What is required: Starting at the first line of the listing below, repeat each line exactly until the line containing "from bokeh.core.properties import value", which you include. Leave out pictures.

Data shown:
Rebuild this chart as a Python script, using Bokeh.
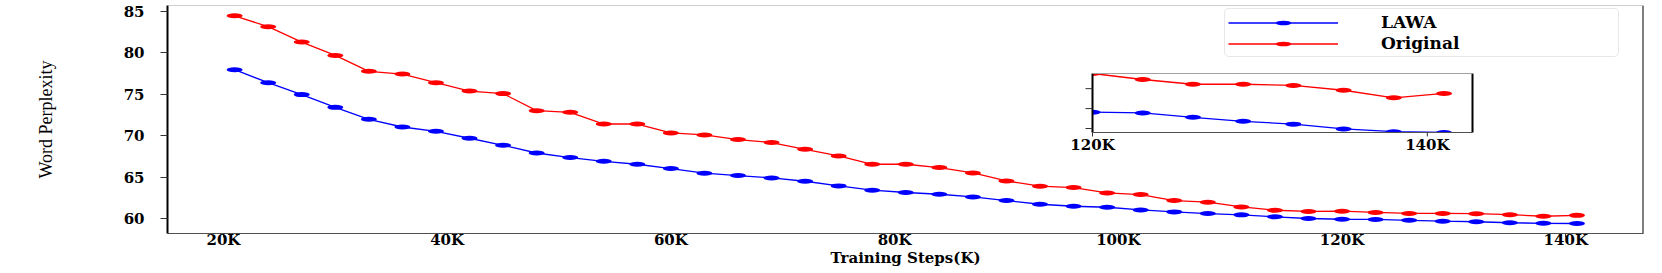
from bokeh.plotting import figure
from bokeh.models import FixedTicker, Range1d, Span, Legend, LegendItem, ColumnDataSource
from bokeh.embed import file_html
from bokeh.resources import INLINE
from bokeh.core.properties import value

# ---------------- data ----------------
steps = [21, 24, 27, 30, 33, 36, 39, 42, 45, 48, 51, 54, 57, 60, 63, 66, 69, 72, 75, 78,
         81, 84, 87, 90, 93, 96, 99, 102, 105, 108, 111, 114, 117, 120, 123, 126, 129,
         132, 135, 138, 141]
lawa = [77.97, 76.40, 74.96, 73.42, 71.98, 71.05, 70.53, 69.69, 68.84, 67.91, 67.36,
        66.91, 66.55, 66.03, 65.47, 65.19, 64.90, 64.50, 63.94, 63.42, 63.14, 62.93,
        62.61, 62.17, 61.72, 61.48, 61.36, 61.04, 60.80, 60.60, 60.44, 60.20, 60.00,
        59.91, 59.89, 59.78, 59.68, 59.61, 59.49, 59.42, 59.40]
original = [84.48, 83.16, 81.30, 79.69, 77.77, 77.44, 76.40, 75.39, 75.08, 73.02, 72.82,
            71.41, 71.41, 70.33, 70.09, 69.53, 69.17, 68.36, 67.55, 66.55, 66.55, 66.15,
            65.50, 64.54, 63.90, 63.74, 63.09, 62.89, 62.17, 61.97, 61.40, 61.00, 60.85,
            60.88, 60.73, 60.61, 60.61, 60.58, 60.46, 60.27, 60.38]
xticks = [20, 40, 60, 80, 100, 120, 140]
xtick_labels = ["20K", "40K", "60K", "80K", "100K", "120K", "140K"]
yticks = [60, 65, 70, 75, 80, 85]
series_names = ["LAWA", "Original"]
x_label = "Training Steps(K)"
y_label = "Word Perplexity"

inset_start = 120
inset_xlim = [120.0, 142.7]
inset_xticks = [120, 140]
inset_xtick_labels = ["120K", "140K"]
inset_yticks = [59.5, 60.0, 60.5]

# ---------------- style / layout ----------------
BLUE = "#0000ff"
RED = "#ff0000"
TOP_GRAY = "#a0a0a0"
BOTTOM_GRAY = "#505050"
TICK_FONT = "DejaVu Serif"
W, H = 1662, 273
BL, BR, BT, BB = 167, 19, 5, 40
frame_left = BL
frame_right = W - BR
frame_top = BT
frame_bottom = H - BB

p = figure(width=W, height=H, output_backend="svg", toolbar_location=None,
           x_range=Range1d(15.0, 146.95), y_range=Range1d(58.19, 85.72),
           min_border_left=BL, min_border_right=BR, min_border_top=BT,
           min_border_bottom=BB)
p.outline_line_color = None
p.grid.visible = False
p.background_fill_color = "white"
p.border_fill_color = "white"

# axes
xa = p.xaxis[0]
xa.ticker = FixedTicker(ticks=xticks)
xa.major_label_overrides = {t: l for t, l in zip(xticks, xtick_labels)}
xa.axis_label = x_label
xa.axis_line_color = BOTTOM_GRAY
xa.axis_line_width = 1
xa.major_tick_out = 4
xa.major_tick_in = 0
xa.minor_tick_out = 0
xa.minor_tick_in = 0
xa.major_tick_line_color = "#333333"
xa.major_label_standoff = -7
xa.major_label_text_font = TICK_FONT
xa.major_label_text_font_size = "15px"
xa.major_label_text_font_style = "bold"
xa.major_label_text_color = "black"
xa.axis_label_standoff = -3
xa.axis_label_text_font = TICK_FONT
xa.axis_label_text_font_size = "15px"
xa.axis_label_text_font_style = "bold"
xa.axis_label_text_color = "black"

ya = p.yaxis[0]
ya.ticker = FixedTicker(ticks=yticks)
ya.axis_label = y_label
ya.axis_line_color = "black"
ya.axis_line_width = 2
ya.major_tick_out = 7
ya.major_tick_in = 0
ya.minor_tick_out = 0
ya.minor_tick_in = 0
ya.major_tick_line_color = "#333333"
ya.major_label_standoff = 16
ya.major_label_text_font = TICK_FONT
ya.major_label_text_font_size = "15px"
ya.major_label_text_font_style = "bold"
ya.major_label_text_color = "black"
ya.axis_label_standoff = 65
ya.axis_label_text_font = "Liberation Serif"
ya.axis_label_text_font_size = "18px"
ya.axis_label_text_font_style = "normal"
ya.axis_label_text_color = "black"

p.add_layout(Span(location=p.y_range.end, dimension="width",
                  line_color=TOP_GRAY, line_width=1))
p.add_layout(Span(location=p.x_range.end, dimension="height",
                  line_color="black", line_width=2))

# main series
src = ColumnDataSource(dict(x=steps, lawa=lawa, orig=original))
bl = p.line("x", "lawa", source=src, line_color=BLUE, line_width=1.3)
be = p.ellipse("x", "lawa", source=src, width=16, height=5, width_units="screen",
               height_units="screen", fill_color=BLUE, line_color=None)
rl = p.line("x", "orig", source=src, line_color=RED, line_width=1.3)
re_ = p.ellipse("x", "orig", source=src, width=16, height=5, width_units="screen",
                height_units="screen", fill_color=RED, line_color=None)

legend = Legend(items=[LegendItem(label=series_names[0], renderers=[bl, be]),
                       LegendItem(label=series_names[1], renderers=[rl, re_])],
                location=(1224 - frame_left, frame_bottom - 57),
                glyph_width=110, glyph_height=19, spacing=1, padding=3, margin=0,
                label_standoff=43, label_width=234,
                label_text_font=TICK_FONT, label_text_font_size="17px",
                label_text_font_style="bold",
                label_text_color="black",
                border_line_color="#d0d0d0", border_line_width=1,
                background_fill_color="white", background_fill_alpha=0.85)
if "border_radius" in Legend.properties():
    legend.border_radius = 5
p.add_layout(legend)

# ---------------- inset (zoom on the last steps) ----------------
idx = [i for i, s in enumerate(steps) if s >= inset_start]
in_x = [steps[i] for i in idx]
in_lawa = [lawa[i] for i in idx]
in_orig = [original[i] for i in idx]
ix0, ix1 = inset_xlim
iy0, iy1 = min(in_lawa + in_orig), max(in_lawa + in_orig)

box_l, box_r, box_t, box_b = 1092, 1472, 73, 132  # pixels of the inset frame
kx = (box_r - box_l) / (ix1 - ix0)
ky = (box_b - box_t) / (iy1 - iy0)
p.extra_x_ranges = {"ix": Range1d(ix0 - (box_l - frame_left) / kx,
                                  ix1 + (frame_right - box_r) / kx)}
p.extra_y_ranges = {"iy": Range1d(iy0 - (frame_bottom - box_b) / ky,
                                  iy1 + (box_t - frame_top) / ky)}
R = dict(x_range_name="ix", y_range_name="iy")

p.quad(left=[ix0], right=[ix1], bottom=[iy0], top=[iy1], fill_color="white",
       line_color=None, **R)
isrc = ColumnDataSource(dict(x=in_x, lawa=in_lawa, orig=in_orig))
p.line("x", "orig", source=isrc, line_color=RED, line_width=1.3, **R)
p.ellipse("x", "orig", source=isrc, width=16, height=5, width_units="screen",
          height_units="screen", fill_color=RED, line_color=None, **R)
p.line("x", "lawa", source=isrc, line_color=BLUE, line_width=1.3, **R)
p.ellipse("x", "lawa", source=isrc, width=16, height=5, width_units="screen",
          height_units="screen", fill_color=BLUE, line_color=None, **R)

# white masks emulate clipping to the inset frame
m = 14
mx, my = m / kx, m / ky
p.quad(left=[ix0 - mx, ix1, ix0 - mx, ix0 - mx],
       right=[ix0, ix1 + mx, ix1 + mx, ix1 + mx],
       bottom=[iy0 - my, iy0 - my, iy1, iy0 - my],
       top=[iy1 + my, iy1 + my, iy1 + my, iy0],
       fill_color="white", line_color=None, **R)

# inset spines
p.segment(x0=[ix0, ix1], y0=[iy0, iy0], x1=[ix0, ix1], y1=[iy1, iy1],
          line_color="black", line_width=2, **R)
p.segment(x0=[ix0], y0=[iy1], x1=[ix1], y1=[iy1],
          line_color=TOP_GRAY, line_width=1, **R)
p.segment(x0=[ix0], y0=[iy0], x1=[ix1], y1=[iy0],
          line_color=BOTTOM_GRAY, line_width=1, **R)
# inset ticks
p.segment(x0=[ix0 - 7 / kx] * len(inset_yticks), y0=inset_yticks,
          x1=[ix0] * len(inset_yticks), y1=inset_yticks,
          line_color="#333333", line_width=1, **R)
p.segment(x0=inset_xticks, y0=[iy0] * len(inset_xticks),
          x1=inset_xticks, y1=[iy0 - 4 / ky] * len(inset_xticks),
          line_color="#333333", line_width=1, **R)
p.text(x=inset_xticks, y=[iy0] * len(inset_xticks), text=inset_xtick_labels,
       text_font=value(TICK_FONT), text_font_size="15px", text_font_style="bold",
       text_color="black", text_align="center", text_baseline="top", y_offset=3, **R)

open("out.html", "w").write(file_html(p, INLINE))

Correct response:
Rebuild this chart as a Python script, using Bokeh.
from bokeh.plotting import figure
from bokeh.models import FixedTicker, Range1d, Span, Legend, LegendItem, ColumnDataSource
from bokeh.embed import file_html
from bokeh.resources import INLINE
from bokeh.core.properties import value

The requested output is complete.